Task input>
--- Start ---
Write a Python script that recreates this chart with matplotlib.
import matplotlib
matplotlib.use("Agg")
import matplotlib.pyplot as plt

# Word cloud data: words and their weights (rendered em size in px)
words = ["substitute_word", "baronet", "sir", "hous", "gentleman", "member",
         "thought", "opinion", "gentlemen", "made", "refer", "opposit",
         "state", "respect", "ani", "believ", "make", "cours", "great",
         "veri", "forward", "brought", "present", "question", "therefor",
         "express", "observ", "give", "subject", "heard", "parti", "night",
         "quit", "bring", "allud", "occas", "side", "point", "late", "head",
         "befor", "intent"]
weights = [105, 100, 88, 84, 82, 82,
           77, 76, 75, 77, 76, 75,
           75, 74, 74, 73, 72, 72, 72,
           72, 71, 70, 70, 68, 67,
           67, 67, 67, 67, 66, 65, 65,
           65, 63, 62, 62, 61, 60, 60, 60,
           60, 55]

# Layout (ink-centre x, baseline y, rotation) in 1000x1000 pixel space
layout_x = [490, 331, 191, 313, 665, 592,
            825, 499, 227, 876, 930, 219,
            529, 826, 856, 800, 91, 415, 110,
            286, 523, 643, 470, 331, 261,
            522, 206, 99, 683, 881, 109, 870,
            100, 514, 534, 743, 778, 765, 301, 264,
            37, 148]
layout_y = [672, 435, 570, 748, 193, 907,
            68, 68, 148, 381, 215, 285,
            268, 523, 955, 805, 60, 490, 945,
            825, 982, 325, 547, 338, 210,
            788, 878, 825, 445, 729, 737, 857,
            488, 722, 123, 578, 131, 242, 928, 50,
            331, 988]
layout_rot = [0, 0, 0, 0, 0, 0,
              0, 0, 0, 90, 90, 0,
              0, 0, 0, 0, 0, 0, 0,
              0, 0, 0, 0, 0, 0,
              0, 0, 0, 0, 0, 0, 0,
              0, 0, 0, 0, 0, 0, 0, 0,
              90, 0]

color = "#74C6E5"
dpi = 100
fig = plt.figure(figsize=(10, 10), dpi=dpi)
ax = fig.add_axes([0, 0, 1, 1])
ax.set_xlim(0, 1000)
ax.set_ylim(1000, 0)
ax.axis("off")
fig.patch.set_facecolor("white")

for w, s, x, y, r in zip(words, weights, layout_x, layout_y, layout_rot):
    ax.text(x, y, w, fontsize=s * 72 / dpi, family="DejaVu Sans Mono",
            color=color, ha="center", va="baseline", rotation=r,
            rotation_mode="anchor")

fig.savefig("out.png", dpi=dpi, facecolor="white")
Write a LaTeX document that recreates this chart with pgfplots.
--- End ---
Make an exact copy of the listing, including every line.

Write a Python script that recreates this chart with matplotlib.
import matplotlib
matplotlib.use("Agg")
import matplotlib.pyplot as plt

# Word cloud data: words and their weights (rendered em size in px)
words = ["substitute_word", "baronet", "sir", "hous", "gentleman", "member",
         "thought", "opinion", "gentlemen", "made", "refer", "opposit",
         "state", "respect", "ani", "believ", "make", "cours", "great",
         "veri", "forward", "brought", "present", "question", "therefor",
         "express", "observ", "give", "subject", "heard", "parti", "night",
         "quit", "bring", "allud", "occas", "side", "point", "late", "head",
         "befor", "intent"]
weights = [105, 100, 88, 84, 82, 82,
           77, 76, 75, 77, 76, 75,
           75, 74, 74, 73, 72, 72, 72,
           72, 71, 70, 70, 68, 67,
           67, 67, 67, 67, 66, 65, 65,
           65, 63, 62, 62, 61, 60, 60, 60,
           60, 55]

# Layout (ink-centre x, baseline y, rotation) in 1000x1000 pixel space
layout_x = [490, 331, 191, 313, 665, 592,
            825, 499, 227, 876, 930, 219,
            529, 826, 856, 800, 91, 415, 110,
            286, 523, 643, 470, 331, 261,
            522, 206, 99, 683, 881, 109, 870,
            100, 514, 534, 743, 778, 765, 301, 264,
            37, 148]
layout_y = [672, 435, 570, 748, 193, 907,
            68, 68, 148, 381, 215, 285,
            268, 523, 955, 805, 60, 490, 945,
            825, 982, 325, 547, 338, 210,
            788, 878, 825, 445, 729, 737, 857,
            488, 722, 123, 578, 131, 242, 928, 50,
            331, 988]
layout_rot = [0, 0, 0, 0, 0, 0,
              0, 0, 0, 90, 90, 0,
              0, 0, 0, 0, 0, 0, 0,
              0, 0, 0, 0, 0, 0,
              0, 0, 0, 0, 0, 0, 0,
              0, 0, 0, 0, 0, 0, 0, 0,
              90, 0]

color = "#74C6E5"
dpi = 100
fig = plt.figure(figsize=(10, 10), dpi=dpi)
ax = fig.add_axes([0, 0, 1, 1])
ax.set_xlim(0, 1000)
ax.set_ylim(1000, 0)
ax.axis("off")
fig.patch.set_facecolor("white")

for w, s, x, y, r in zip(words, weights, layout_x, layout_y, layout_rot):
    ax.text(x, y, w, fontsize=s * 72 / dpi, family="DejaVu Sans Mono",
            color=color, ha="center", va="baseline", rotation=r,
            rotation_mode="anchor")

fig.savefig("out.png", dpi=dpi, facecolor="white")
Write a LaTeX document that recreates this chart with pgfplots.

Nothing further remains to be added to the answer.